Written request
Would you transcribe the listing that follows, character for character, and omit its images?

· · · · · · ·

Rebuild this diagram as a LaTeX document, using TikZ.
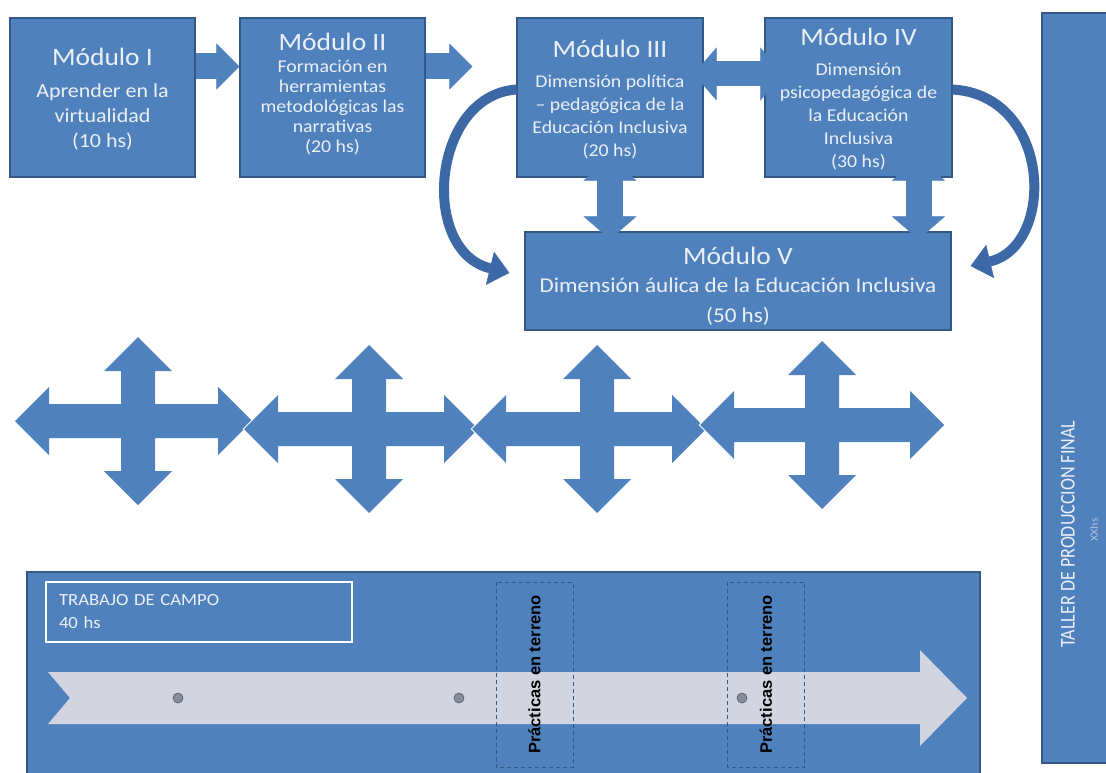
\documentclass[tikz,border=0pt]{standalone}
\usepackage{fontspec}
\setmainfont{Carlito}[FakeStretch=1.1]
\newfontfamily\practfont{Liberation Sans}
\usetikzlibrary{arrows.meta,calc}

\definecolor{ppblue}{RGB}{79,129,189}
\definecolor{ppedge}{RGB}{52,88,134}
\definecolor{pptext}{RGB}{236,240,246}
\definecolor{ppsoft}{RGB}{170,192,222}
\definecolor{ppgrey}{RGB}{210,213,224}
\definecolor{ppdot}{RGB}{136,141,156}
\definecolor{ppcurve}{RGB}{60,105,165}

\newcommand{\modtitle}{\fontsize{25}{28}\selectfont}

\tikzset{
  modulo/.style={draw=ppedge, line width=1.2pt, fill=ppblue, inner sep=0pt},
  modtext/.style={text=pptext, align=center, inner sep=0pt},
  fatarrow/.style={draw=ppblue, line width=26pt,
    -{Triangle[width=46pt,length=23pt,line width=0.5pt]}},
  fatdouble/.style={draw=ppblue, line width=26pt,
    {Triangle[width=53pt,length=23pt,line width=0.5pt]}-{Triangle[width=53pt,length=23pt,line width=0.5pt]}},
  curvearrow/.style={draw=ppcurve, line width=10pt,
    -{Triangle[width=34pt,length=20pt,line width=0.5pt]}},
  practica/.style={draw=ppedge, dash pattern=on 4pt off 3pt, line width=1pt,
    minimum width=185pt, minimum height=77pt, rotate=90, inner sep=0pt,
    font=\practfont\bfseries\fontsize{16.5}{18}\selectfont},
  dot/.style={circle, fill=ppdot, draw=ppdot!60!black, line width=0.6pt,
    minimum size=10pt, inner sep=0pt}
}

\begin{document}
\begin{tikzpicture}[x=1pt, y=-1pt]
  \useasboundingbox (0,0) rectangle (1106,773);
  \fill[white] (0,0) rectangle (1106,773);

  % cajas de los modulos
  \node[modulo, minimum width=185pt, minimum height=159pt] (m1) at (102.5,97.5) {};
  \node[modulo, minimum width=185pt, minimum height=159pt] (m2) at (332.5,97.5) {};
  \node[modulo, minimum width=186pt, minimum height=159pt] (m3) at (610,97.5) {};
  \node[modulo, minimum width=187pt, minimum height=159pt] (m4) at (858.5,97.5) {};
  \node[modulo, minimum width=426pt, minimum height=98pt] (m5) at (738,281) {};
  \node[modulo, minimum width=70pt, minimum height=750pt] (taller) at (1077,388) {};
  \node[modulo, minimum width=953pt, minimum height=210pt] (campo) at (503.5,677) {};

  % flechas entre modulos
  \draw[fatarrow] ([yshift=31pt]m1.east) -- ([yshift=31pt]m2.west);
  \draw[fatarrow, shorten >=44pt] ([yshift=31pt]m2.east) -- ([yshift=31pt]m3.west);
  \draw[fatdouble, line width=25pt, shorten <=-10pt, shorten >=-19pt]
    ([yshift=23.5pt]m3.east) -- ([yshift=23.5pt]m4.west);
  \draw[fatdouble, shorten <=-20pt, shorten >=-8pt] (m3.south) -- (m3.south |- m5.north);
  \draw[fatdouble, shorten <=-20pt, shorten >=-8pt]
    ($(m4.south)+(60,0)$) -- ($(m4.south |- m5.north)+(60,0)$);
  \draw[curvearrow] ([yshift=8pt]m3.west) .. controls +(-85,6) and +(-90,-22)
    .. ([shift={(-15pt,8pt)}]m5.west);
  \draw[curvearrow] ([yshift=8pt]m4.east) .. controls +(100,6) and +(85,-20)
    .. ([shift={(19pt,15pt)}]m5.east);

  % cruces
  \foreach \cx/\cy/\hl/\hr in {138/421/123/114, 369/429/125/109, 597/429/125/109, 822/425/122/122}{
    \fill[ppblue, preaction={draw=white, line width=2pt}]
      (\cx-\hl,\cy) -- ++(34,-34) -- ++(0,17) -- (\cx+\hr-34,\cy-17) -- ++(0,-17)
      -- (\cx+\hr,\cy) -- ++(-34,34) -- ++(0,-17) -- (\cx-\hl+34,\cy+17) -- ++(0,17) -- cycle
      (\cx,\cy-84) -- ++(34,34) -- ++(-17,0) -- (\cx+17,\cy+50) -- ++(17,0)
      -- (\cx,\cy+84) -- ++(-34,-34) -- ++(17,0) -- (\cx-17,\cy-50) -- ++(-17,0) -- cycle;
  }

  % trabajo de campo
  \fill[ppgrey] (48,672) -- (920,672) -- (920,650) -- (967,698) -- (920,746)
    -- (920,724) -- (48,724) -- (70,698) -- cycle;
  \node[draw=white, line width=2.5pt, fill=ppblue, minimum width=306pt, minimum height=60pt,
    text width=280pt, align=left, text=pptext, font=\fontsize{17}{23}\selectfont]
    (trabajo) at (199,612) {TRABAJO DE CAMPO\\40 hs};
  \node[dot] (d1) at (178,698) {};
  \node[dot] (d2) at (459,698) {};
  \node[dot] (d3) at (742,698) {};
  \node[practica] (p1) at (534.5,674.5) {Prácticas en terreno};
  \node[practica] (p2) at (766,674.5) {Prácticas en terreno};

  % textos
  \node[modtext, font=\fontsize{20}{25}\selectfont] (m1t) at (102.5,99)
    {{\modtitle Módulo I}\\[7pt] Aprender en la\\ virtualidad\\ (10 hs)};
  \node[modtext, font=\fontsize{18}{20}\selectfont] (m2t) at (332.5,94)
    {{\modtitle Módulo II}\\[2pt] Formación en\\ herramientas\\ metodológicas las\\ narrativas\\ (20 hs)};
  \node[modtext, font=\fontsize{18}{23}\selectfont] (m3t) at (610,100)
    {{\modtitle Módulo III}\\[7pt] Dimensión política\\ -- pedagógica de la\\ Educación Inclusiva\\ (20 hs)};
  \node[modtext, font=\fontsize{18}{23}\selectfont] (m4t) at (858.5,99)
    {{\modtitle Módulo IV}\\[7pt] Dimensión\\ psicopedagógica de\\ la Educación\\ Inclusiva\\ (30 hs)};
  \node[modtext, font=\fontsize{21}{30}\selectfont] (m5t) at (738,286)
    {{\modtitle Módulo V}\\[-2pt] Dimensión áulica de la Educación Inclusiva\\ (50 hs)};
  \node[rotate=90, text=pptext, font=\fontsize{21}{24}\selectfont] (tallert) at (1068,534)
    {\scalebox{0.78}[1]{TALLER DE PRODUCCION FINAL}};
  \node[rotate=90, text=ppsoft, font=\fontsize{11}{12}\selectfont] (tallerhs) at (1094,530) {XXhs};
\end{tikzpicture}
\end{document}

· · · · · · ·

Response below
Rebuild this diagram as a LaTeX document, using TikZ.
\documentclass[tikz,border=0pt]{standalone}
\usepackage{fontspec}
\setmainfont{Carlito}[FakeStretch=1.1]
\newfontfamily\practfont{Liberation Sans}
\usetikzlibrary{arrows.meta,calc}

\definecolor{ppblue}{RGB}{79,129,189}
\definecolor{ppedge}{RGB}{52,88,134}
\definecolor{pptext}{RGB}{236,240,246}
\definecolor{ppsoft}{RGB}{170,192,222}
\definecolor{ppgrey}{RGB}{210,213,224}
\definecolor{ppdot}{RGB}{136,141,156}
\definecolor{ppcurve}{RGB}{60,105,165}

\newcommand{\modtitle}{\fontsize{25}{28}\selectfont}

\tikzset{
  modulo/.style={draw=ppedge, line width=1.2pt, fill=ppblue, inner sep=0pt},
  modtext/.style={text=pptext, align=center, inner sep=0pt},
  fatarrow/.style={draw=ppblue, line width=26pt,
    -{Triangle[width=46pt,length=23pt,line width=0.5pt]}},
  fatdouble/.style={draw=ppblue, line width=26pt,
    {Triangle[width=53pt,length=23pt,line width=0.5pt]}-{Triangle[width=53pt,length=23pt,line width=0.5pt]}},
  curvearrow/.style={draw=ppcurve, line width=10pt,
    -{Triangle[width=34pt,length=20pt,line width=0.5pt]}},
  practica/.style={draw=ppedge, dash pattern=on 4pt off 3pt, line width=1pt,
    minimum width=185pt, minimum height=77pt, rotate=90, inner sep=0pt,
    font=\practfont\bfseries\fontsize{16.5}{18}\selectfont},
  dot/.style={circle, fill=ppdot, draw=ppdot!60!black, line width=0.6pt,
    minimum size=10pt, inner sep=0pt}
}

\begin{document}
\begin{tikzpicture}[x=1pt, y=-1pt]
  \useasboundingbox (0,0) rectangle (1106,773);
  \fill[white] (0,0) rectangle (1106,773);

  % cajas de los modulos
  \node[modulo, minimum width=185pt, minimum height=159pt] (m1) at (102.5,97.5) {};
  \node[modulo, minimum width=185pt, minimum height=159pt] (m2) at (332.5,97.5) {};
  \node[modulo, minimum width=186pt, minimum height=159pt] (m3) at (610,97.5) {};
  \node[modulo, minimum width=187pt, minimum height=159pt] (m4) at (858.5,97.5) {};
  \node[modulo, minimum width=426pt, minimum height=98pt] (m5) at (738,281) {};
  \node[modulo, minimum width=70pt, minimum height=750pt] (taller) at (1077,388) {};
  \node[modulo, minimum width=953pt, minimum height=210pt] (campo) at (503.5,677) {};

  % flechas entre modulos
  \draw[fatarrow] ([yshift=31pt]m1.east) -- ([yshift=31pt]m2.west);
  \draw[fatarrow, shorten >=44pt] ([yshift=31pt]m2.east) -- ([yshift=31pt]m3.west);
  \draw[fatdouble, line width=25pt, shorten <=-10pt, shorten >=-19pt]
    ([yshift=23.5pt]m3.east) -- ([yshift=23.5pt]m4.west);
  \draw[fatdouble, shorten <=-20pt, shorten >=-8pt] (m3.south) -- (m3.south |- m5.north);
  \draw[fatdouble, shorten <=-20pt, shorten >=-8pt]
    ($(m4.south)+(60,0)$) -- ($(m4.south |- m5.north)+(60,0)$);
  \draw[curvearrow] ([yshift=8pt]m3.west) .. controls +(-85,6) and +(-90,-22)
    .. ([shift={(-15pt,8pt)}]m5.west);
  \draw[curvearrow] ([yshift=8pt]m4.east) .. controls +(100,6) and +(85,-20)
    .. ([shift={(19pt,15pt)}]m5.east);

  % cruces
  \foreach \cx/\cy/\hl/\hr in {138/421/123/114, 369/429/125/109, 597/429/125/109, 822/425/122/122}{
    \fill[ppblue, preaction={draw=white, line width=2pt}]
      (\cx-\hl,\cy) -- ++(34,-34) -- ++(0,17) -- (\cx+\hr-34,\cy-17) -- ++(0,-17)
      -- (\cx+\hr,\cy) -- ++(-34,34) -- ++(0,-17) -- (\cx-\hl+34,\cy+17) -- ++(0,17) -- cycle
      (\cx,\cy-84) -- ++(34,34) -- ++(-17,0) -- (\cx+17,\cy+50) -- ++(17,0)
      -- (\cx,\cy+84) -- ++(-34,-34) -- ++(17,0) -- (\cx-17,\cy-50) -- ++(-17,0) -- cycle;
  }

  % trabajo de campo
  \fill[ppgrey] (48,672) -- (920,672) -- (920,650) -- (967,698) -- (920,746)
    -- (920,724) -- (48,724) -- (70,698) -- cycle;
  \node[draw=white, line width=2.5pt, fill=ppblue, minimum width=306pt, minimum height=60pt,
    text width=280pt, align=left, text=pptext, font=\fontsize{17}{23}\selectfont]
    (trabajo) at (199,612) {TRABAJO DE CAMPO\\40 hs};
  \node[dot] (d1) at (178,698) {};
  \node[dot] (d2) at (459,698) {};
  \node[dot] (d3) at (742,698) {};
  \node[practica] (p1) at (534.5,674.5) {Prácticas en terreno};
  \node[practica] (p2) at (766,674.5) {Prácticas en terreno};

  % textos
  \node[modtext, font=\fontsize{20}{25}\selectfont] (m1t) at (102.5,99)
    {{\modtitle Módulo I}\\[7pt] Aprender en la\\ virtualidad\\ (10 hs)};
  \node[modtext, font=\fontsize{18}{20}\selectfont] (m2t) at (332.5,94)
    {{\modtitle Módulo II}\\[2pt] Formación en\\ herramientas\\ metodológicas las\\ narrativas\\ (20 hs)};
  \node[modtext, font=\fontsize{18}{23}\selectfont] (m3t) at (610,100)
    {{\modtitle Módulo III}\\[7pt] Dimensión política\\ -- pedagógica de la\\ Educación Inclusiva\\ (20 hs)};
  \node[modtext, font=\fontsize{18}{23}\selectfont] (m4t) at (858.5,99)
    {{\modtitle Módulo IV}\\[7pt] Dimensión\\ psicopedagógica de\\ la Educación\\ Inclusiva\\ (30 hs)};
  \node[modtext, font=\fontsize{21}{30}\selectfont] (m5t) at (738,286)
    {{\modtitle Módulo V}\\[-2pt] Dimensión áulica de la Educación Inclusiva\\ (50 hs)};
  \node[rotate=90, text=pptext, font=\fontsize{21}{24}\selectfont] (tallert) at (1068,534)
    {\scalebox{0.78}[1]{TALLER DE PRODUCCION FINAL}};
  \node[rotate=90, text=ppsoft, font=\fontsize{11}{12}\selectfont] (tallerhs) at (1094,530) {XXhs};
\end{tikzpicture}
\end{document}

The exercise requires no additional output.